Eastern Oregon student leaders award $70,138 in grants to local nonprofits
Published 9:30 pm Monday, May 12, 2025
- Hailey Erickson, a Pendleton High School student, right, presents a check on May 8, 2025, to Shaindel Beers, vice president of the Pendleton Animal Welfare Shelter, during the Schnitzer Cares: Student Grantmaking initiative at the Tamástslikt Cultural Institute in Mission. (Schnitzer Cares/Contributed Photo)
MISSION — Student leaders from across Eastern Oregon distributed more than $70,000 in grants to local nonprofits and school programs as part of the Schnitzer Cares: Student Grantmaking initiative.
Schnitzer Cares hosted 74 student leaders from five area high schools — Hermiston, Pendleton, Umatilla, Weston-McEwen and Nixyaìawii Community School — Thursday, May 8, at Tamástslikt Cultural Institute, Mission, so they could distribute $70,138 to area nonprofits and school programs. The students focused on organizations that support individuals experiencing homelessness, survivors of domestic and sexual violence, and addiction prevention and recovery services.
Since 1997, the foundation has facilitated more than 10,000 teen grantmakers in Oregon to distribute $6.3 million to more than 600 local nonprofit organizations.
In the 2024-25 school year, 1,840 students, including 79 independent groups from 42 schools across Umatilla County, Clatsop County and the Portland metro area, awarded $1.1 million in grants to Oregon nonprofits.
Kristen Engfors, program director for Schnitzer Cares, said in a press release about the event that people unfamiliar with grantmaking might assume it’s easy, noting it’s much more than just giving money away.
“Selecting an issue, analyzing community efforts, building consensus and making confident decisions all require time, patience and critical thinking,” Engfors said. “Students prove they are up to the challenge each year, and it is our great pleasure to celebrate them as leaders and philanthropists.”
Jordan Schnitzer, philanthropist and president of the Harold & Arlene Schnitzer CARE Foundation, and his family foundation have entrusted local students with the responsibility of distributing millions of their dollars — putting grassroots philanthropy into action.

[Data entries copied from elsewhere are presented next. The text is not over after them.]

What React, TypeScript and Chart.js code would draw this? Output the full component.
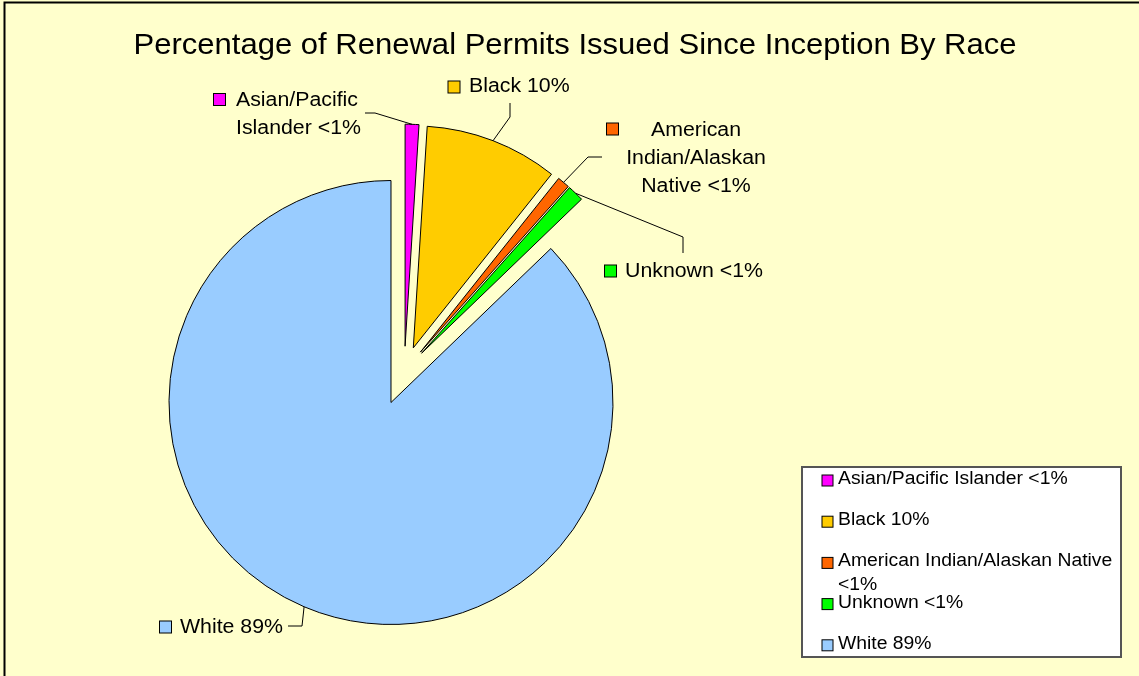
import React, { useEffect, useRef } from 'react';
import { Chart, registerables } from 'chart.js';

Chart.register(...registerables);

// ---------- data ----------
const chartTitle = 'Percentage of Renewal Permits Issued Since Inception By Race';
const categories = ['Asian/Pacific Islander', 'Black', 'American Indian/Alaskan Native', 'Unknown', 'White'];
const values = [1.0, 9.7, 0.9, 1.2, 87.2];
const pctLabels = ['<1%', '10%', '<1%', '<1%', '89%'];

// ---------- styles / layout ----------
const colors = ['#FF00FF', '#FFCC00', '#FF6600', '#00FF00', '#99CCFF'];
const W = 1139;
const H = 676;
const BG = '#FFFFCC';
const FONT = '"Liberation Sans", Arial, Helvetica, sans-serif';
const CX = 404.3;
const CY = 371.2;
const RADIUS = 222;
const EXPLODE = [25, 25, 25, 25, 34];

const labelLayout = [
  { mx: 219.5, my: 99.5, tx: 236, ty: 100, align: 'left', wrap: 130 },
  { mx: 454, my: 87, tx: 469, ty: 86.5, align: 'left', wrap: 220 },
  { mx: 612.5, my: 129, tx: 696, ty: 130, align: 'center', wrap: 155 },
  { mx: 610.5, my: 271, tx: 625, ty: 271, align: 'left', wrap: 220 },
  { mx: 165.5, my: 627, tx: 180, ty: 627, align: 'left', wrap: 220 },
];
const leaderElbows = [
  [[365, 113], [375, 113]],
  [[510, 103], [510, 117]],
  [[602, 157], [588, 157]],
  [[683, 253], [683, 237]],
  [[288, 626], [302, 626]],
];
const legendBox = { x: 802, y: 467, w: 319, h: 190 };

function drawText(ctx: CanvasRenderingContext2D, text: string, x: number, y: number, align: CanvasTextAlign, size: number, sx: number) {
  ctx.save();
  ctx.font = `${size}px ${FONT}`;
  ctx.textBaseline = 'middle';
  ctx.textAlign = align;
  ctx.fillStyle = '#000';
  ctx.translate(x, y);
  ctx.scale(sx, 1);
  ctx.fillText(text, 0, 0);
  ctx.restore();
}

function wrapText(ctx: CanvasRenderingContext2D, text: string, size: number, sx: number, maxW: number) {
  ctx.save();
  ctx.font = `${size}px ${FONT}`;
  const words = text.split(' ');
  const lines: string[] = [];
  let cur = '';
  for (const w of words) {
    const test = cur ? cur + ' ' + w : w;
    if (cur && ctx.measureText(test).width * sx > maxW) {
      lines.push(cur);
      cur = w;
    } else {
      cur = test;
    }
  }
  if (cur) lines.push(cur);
  ctx.restore();
  return lines;
}

function marker(ctx: CanvasRenderingContext2D, cx: number, cy: number, size: number, color: string) {
  ctx.save();
  ctx.fillStyle = color;
  ctx.fillRect(cx - size / 2, cy - size / 2, size, size);
  ctx.strokeStyle = '#000';
  ctx.lineWidth = 1;
  ctx.strokeRect(cx - size / 2, cy - size / 2, size, size);
  ctx.restore();
}

const decorPlugin = {
  id: 'decor',
  afterDatasetUpdate(chart: any) {
    // explode slices: move each arc's centre out along its mid-angle
    const ca = chart.chartArea;
    const cx = (ca.left + ca.right) / 2;
    const cy = (ca.top + ca.bottom) / 2;
    chart.getDatasetMeta(0).data.forEach((el: any, i: number) => {
      const mid = (el.startAngle + el.endAngle) / 2;
      el.x = cx + Math.cos(mid) * EXPLODE[i];
      el.y = cy + Math.sin(mid) * EXPLODE[i];
    });
  },
  beforeDraw(chart: any) {
    const ctx = chart.ctx as CanvasRenderingContext2D;
    ctx.save();
    ctx.fillStyle = BG;
    ctx.fillRect(0, 0, chart.width, chart.height);
    ctx.restore();
  },
  afterDraw(chart: any) {
    const ctx = chart.ctx as CanvasRenderingContext2D;
    // frame lines
    ctx.save();
    ctx.strokeStyle = '#000';
    ctx.lineWidth = 2;
    ctx.beginPath();
    ctx.moveTo(4.5, H);
    ctx.lineTo(4.5, 2.5);
    ctx.lineTo(W, 2.5);
    ctx.stroke();
    ctx.restore();

    // title
    drawText(ctx, chartTitle, 575, 46, 'center', 29, 1.07);

    // data labels + leader lines
    const arcs = chart.getDatasetMeta(0).data;
    arcs.forEach((arc: any, i: number) => {
      const p = arc.getProps(['x', 'y', 'startAngle', 'endAngle', 'outerRadius'], true);
      const mid = (p.startAngle + p.endAngle) / 2;
      const ex = p.x + Math.cos(mid) * p.outerRadius;
      const ey = p.y + Math.sin(mid) * p.outerRadius;
      const el = leaderElbows[i];
      ctx.save();
      ctx.strokeStyle = '#000';
      ctx.lineWidth = 1;
      ctx.beginPath();
      ctx.moveTo(el[0][0], el[0][1]);
      for (let k = 1; k < el.length; k++) ctx.lineTo(el[k][0], el[k][1]);
      ctx.lineTo(ex, ey);
      ctx.stroke();
      ctx.restore();

      const L = labelLayout[i];
      marker(ctx, L.mx, L.my, 12, colors[i]);
      const lines = wrapText(ctx, `${categories[i]} ${pctLabels[i]}`, 20, 1.065, L.wrap);
      lines.forEach((ln, j) => drawText(ctx, ln, L.tx, L.ty + j * 28, L.align as CanvasTextAlign, 20, 1.065));
    });

    // legend
    ctx.save();
    ctx.fillStyle = '#FFFFFF';
    ctx.fillRect(legendBox.x, legendBox.y, legendBox.w, legendBox.h);
    ctx.strokeStyle = '#555';
    ctx.lineWidth = 2;
    ctx.strokeRect(legendBox.x, legendBox.y, legendBox.w, legendBox.h);
    ctx.restore();
    categories.forEach((c, i) => {
      const y = 479 + i * 41.2;
      marker(ctx, 827.5, y + 1.5, 11, colors[i]);
      const lines = wrapText(ctx, `${c} ${pctLabels[i]}`, 18, 1.075, 278);
      lines.forEach((ln, j) => drawText(ctx, ln, 838, y + j * 24, 'left', 18, 1.075));
    });
  },
};

export default function App() {
  const ref = useRef<HTMLCanvasElement | null>(null);
  useEffect(() => {
    if (!ref.current) return;
    const chart = new Chart(ref.current, {
      type: 'pie',
      data: {
        labels: categories,
        datasets: [
          {
            data: values,
            backgroundColor: colors,
            borderColor: '#000000',
            borderWidth: 1,
            radius: RADIUS,
          } as any,
        ],
      },
      options: {
        responsive: false,
        animation: false,
        events: [],
        layout: {
          padding: {
            left: 0,
            right: W - 2 * CX,
            top: 2 * CY - H,
            bottom: 0,
          },
        },
        plugins: {
          legend: { display: false },
          title: { display: false },
          tooltip: { enabled: false },
        },
      } as any,
      plugins: [decorPlugin],
    });
    return () => chart.destroy();
  }, []);
  return (
    <div style={{ position: 'fixed', left: 0, top: 0, width: W, height: H, background: BG }}>
      <canvas ref={ref} width={W} height={H} style={{ display: 'block', width: W, height: H }} />
    </div>
  );
}
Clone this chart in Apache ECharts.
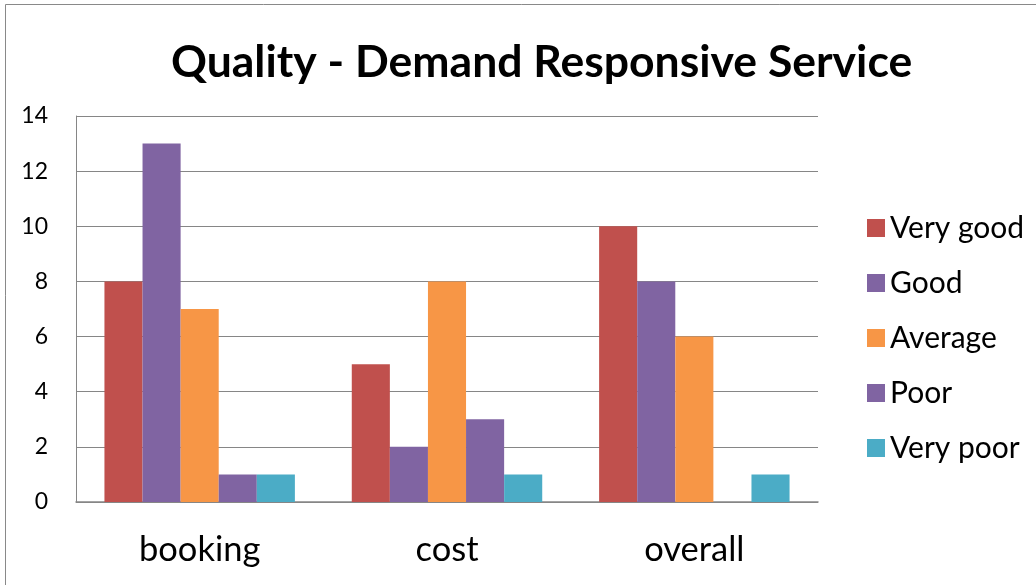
<!DOCTYPE html>
<html><head><meta charset="utf-8">
<script src="https://cdn.jsdelivr.net/npm/echarts@6/dist/echarts.min.js"></script>
<style>html,body{margin:0;padding:0;background:#fff}#c{width:1036px;height:585px}</style>
</head><body><div id="c"></div>
<script>
const categories = ['booking', 'cost', 'overall'];
const seriesNames = ['Very good', 'Good', 'Average', 'Poor', 'Very poor'];
const veryGood = [8, 5, 10];
const good = [13, 2, 8];
const average = [7, 8, 6];
const poor = [1, 3, 0];
const veryPoor = [1, 1, 1];
const colors = ['#C0504D', '#8064A2', '#F79646', '#8064A2', '#4BACC6'];
const seriesData = [veryGood, good, average, poor, veryPoor];

const chart = echarts.init(document.getElementById('c'), null, {renderer: 'canvas'});
chart.setOption({
  animation: false,
  backgroundColor: '#fff',
  graphic: [{type: 'rect', shape: {x: 5.5, y: 4.5, width: 1100, height: 700}, style: {fill: 'none', stroke: '#898989', lineWidth: 1}, silent: true}],
  title: {
    text: 'Quality - Demand Responsive Service',
    left: 166, top: 35,
    textStyle: {fontFamily: 'Lato', fontWeight: 'bold', fontSize: 44.5, color: '#000'}
  },
  legend: {
    orient: 'vertical', left: 862, top: 206,
    itemWidth: 18, itemHeight: 18, itemGap: 21, icon: 'rect',
    textStyle: {fontFamily: 'Lato', fontSize: 30, color: '#000', lineHeight: 34, padding: [0, 0, 0, 0]},
    data: seriesNames
  },
  grid: {left: 76, right: 218, top: 116, bottom: 83, containLabel: false},
  xAxis: {
    type: 'category', data: categories,
    axisLine: {lineStyle: {color: '#868686', width: 1.5}},
    axisTick: {show: false},
    axisLabel: {fontFamily: 'Lato', fontSize: 34.5, color: '#000', margin: 30}
  },
  yAxis: {
    type: 'value', min: 0, max: 14, interval: 2,
    axisLine: {show: true, lineStyle: {color: '#868686'}},
    axisTick: {show: false},
    splitLine: {lineStyle: {color: '#868686'}},
    axisLabel: {fontFamily: 'Lato', fontSize: 23, color: '#000', margin: 28}
  },
  series: seriesNames.map((n, i) => ({
    name: n, type: 'bar', data: seriesData[i],
    barGap: '0%', barCategoryGap: '23%',
    itemStyle: {color: colors[i]}
  }))
});
</script></body></html>
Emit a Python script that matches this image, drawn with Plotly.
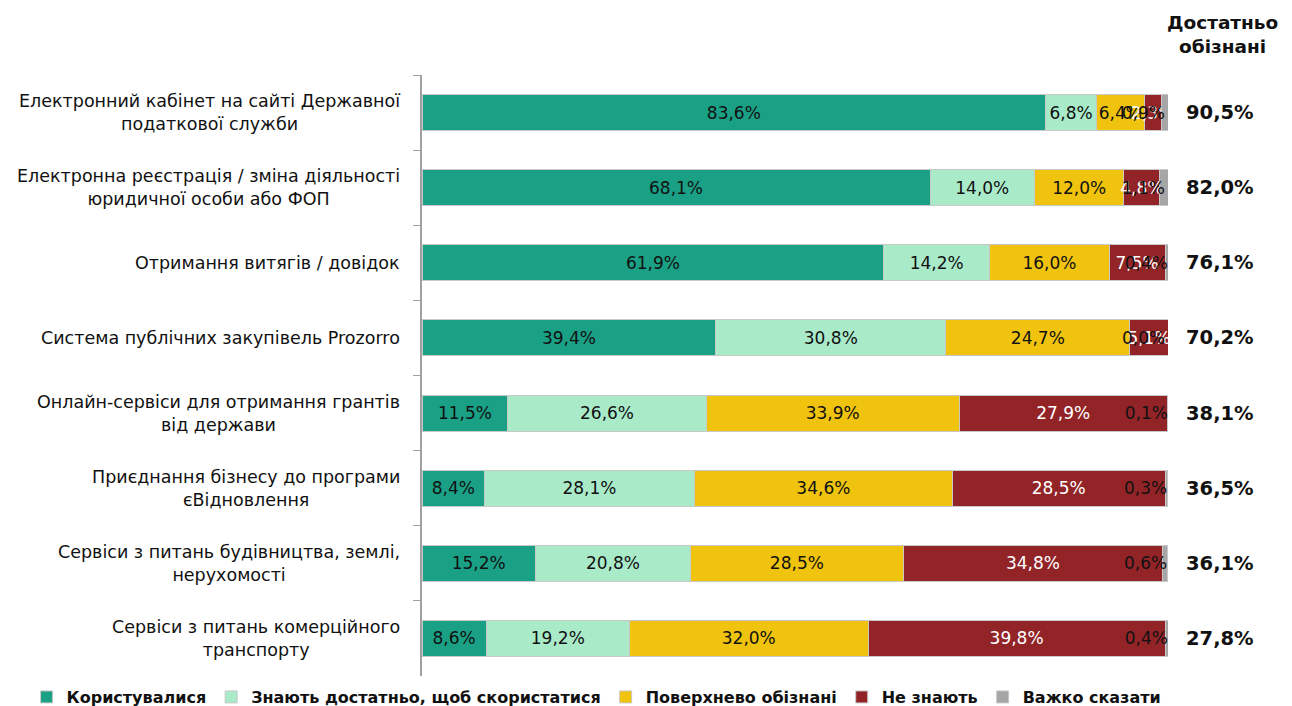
import plotly.graph_objects as go

categories = [
    "Електронний кабінет на сайті Державної<br>податкової служби",
    "Електронна реєстрація / зміна діяльності<br>юридичної особи або ФОП",
    "Отримання витягів / довідок",
    "Система публічних закупівель Prozorro",
    "Онлайн-сервіси для отримання грантів<br>від держави",
    "Приєднання бізнесу до програми<br>єВідновлення",
    "Сервіси з питань будівництва, землі,<br>нерухомості",
    "Сервіси з питань комерційного<br>транспорту",
]
used = [83.6, 68.1, 61.9, 39.4, 11.5, 8.4, 15.2, 8.6]
know_enough = [6.8, 14.0, 14.2, 30.8, 26.6, 28.1, 20.8, 19.2]
superficial = [6.4, 12.0, 16.0, 24.7, 33.9, 34.6, 28.5, 32.0]
dont_know = [2.3, 4.8, 7.5, 5.1, 27.9, 28.5, 34.8, 39.8]
hard_to_say = [0.9, 1.1, 0.4, 0.0, 0.1, 0.3, 0.6, 0.4]
aware_total = [90.5, 82.0, 76.1, 70.2, 38.1, 36.5, 36.1, 27.8]

series_names = ["Користувалися", "Знають достатньо, щоб скористатися",
                "Поверхнево обізнані", "Не знають", "Важко сказати"]
series_values = [used, know_enough, superficial, dont_know, hard_to_say]
series_colors = ["#1AA085", "#A9EAC9", "#F0C30F", "#922428", "#A6A6A6"]
text_colors = ["#111111", "#111111", "#111111", "#FFFFFF", "#111111"]
text_anchors = ["middle", "middle", "middle", "middle", "end"]

header = "Достатньо<br>обізнані"

FONT = "DejaVu Sans"
ids = [f"c{i}" for i in range(len(categories))]


def pct(v):
    return f"{v:.1f}%".replace(".", ",")


fig = go.Figure()
for name, vals, col, tcol, anc in zip(series_names, series_values, series_colors,
                                      text_colors, text_anchors):
    fig.add_trace(go.Bar(
        y=ids, x=vals, orientation="h", name=f"<b>{name}</b>",
        marker=dict(color=col, line=dict(color="#C8C8C8", width=1)),
        text=[pct(v) for v in vals],
        textposition="inside", insidetextanchor=anc, textangle=0,
        constraintext="none", cliponaxis=False,
        textfont=dict(family=FONT, size=17, color=tcol),
        hoverinfo="skip",
    ))

# zero-width bar label (row with 0,0%)
base = [u + k + s + d for u, k, s, d in zip(used, know_enough, superficial, dont_know)]
for i, v in enumerate(hard_to_say):
    if v == 0:
        fig.add_annotation(x=base[i], y=ids[i], xref="x", yref="y", xanchor="right",
                           xshift=-1, text=pct(v), showarrow=False,
                           font=dict(family=FONT, size=17, color="#111111"))

for i, cat in enumerate(categories):
    fig.add_annotation(x=0, xref="paper", y=ids[i], yref="y", xshift=-20,
                       xanchor="right", align="center", text=cat, showarrow=False,
                       font=dict(family=FONT, size=17.5, color="#111111"))
    fig.add_annotation(x=1, xref="paper", y=ids[i], yref="y", xshift=52,
                       xanchor="center", text=f"<b>{pct(aware_total[i])}</b>",
                       showarrow=False, font=dict(family=FONT, size=19.5, color="#111111"))

fig.add_annotation(x=1, xref="paper", y=1, yref="paper", yshift=41, xshift=54,
                   xanchor="center", yanchor="middle", text=f"<b>{header}</b>",
                   showarrow=False, font=dict(family=FONT, size=18.5, color="#111111"))

fig.update_layout(
    width=1284, height=698,
    margin=dict(l=414, r=124, t=67, b=30, autoexpand=False),
    barmode="stack", bargap=0.52,
    paper_bgcolor="white", plot_bgcolor="white",
    font=dict(family=FONT, size=15, color="#111111"),
    showlegend=True,
    legend=dict(orientation="h", x=-0.53, xanchor="left", y=-0.035, yanchor="middle",
                font=dict(family=FONT, size=16, color="#111111"),
                traceorder="normal", itemwidth=30),
    xaxis=dict(range=[0, 100], visible=False, fixedrange=True),
    yaxis=dict(categoryorder="array", categoryarray=ids, autorange="reversed",
               showticklabels=False, ticks="outside", tickson="boundaries",
               ticklen=7, tickcolor="#A0A0A0", showline=True, linecolor="#A0A0A0",
               linewidth=2, showgrid=False, zeroline=False),
)

fig.write_html("out.html")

“It is one thing to say that young people are our future, but it is quite another to empower them during their most formative years, so they are ready for that responsibility,” Schnitzer said in the press release. “This program invests not only in amazing nonprofits that do vital work every day, but in a rising generation of leaders who will see opportunities to make change and know what to do with them.”
The 2025 Eastern Oregon grantmakers, recipients and award amounts
Hermiston High School
- Immigration Counseling Service — $3,125
- Immigrant Connection PDX — $3,123
- Pacific Refugee Support Group — $5,000
- Immigrant & Refugee Community Organization — $3,123
Nixyaìawii Community School
- Bikers Against Child Abuse — $3,000
- Eastern Oregon Mission — $3,000
- Homestead Youth & Family Services — $5,000
- PDX Saints Love — $1,000
Pendleton High School
- Community Resilience Initiative — $5,000
- Homestead Youth & Family Services — $1,000
- Out To Pasture Sanctuary — $1,000
- Pioneer Humane Society — $5,267
- Stepping Stones Alliance — $3,500
Umatilla High School
- Domestic Violence Services of Benton and Franklin Counties — $2,000
- Eastern Oregon Mission — $6,000
- Stepping Stones Alliance — $7,000
Weston-McEwen High School
- Bikers Against Child Abuse — $6,500
- Creating Conquerors — $6,500
About Schnitzer Cares
The Schnitzer Cares team helps facilitate student groups that choose a community issue, evaluate applications from local nonprofits and interview nonprofit representatives before deciding which to fund. The Harold & Arlene Schnitzer CARE Foundation fully funds and operates Schnitzer Cares: Student Grantmaking, one of the largest youth-led grantmaking programs in the country.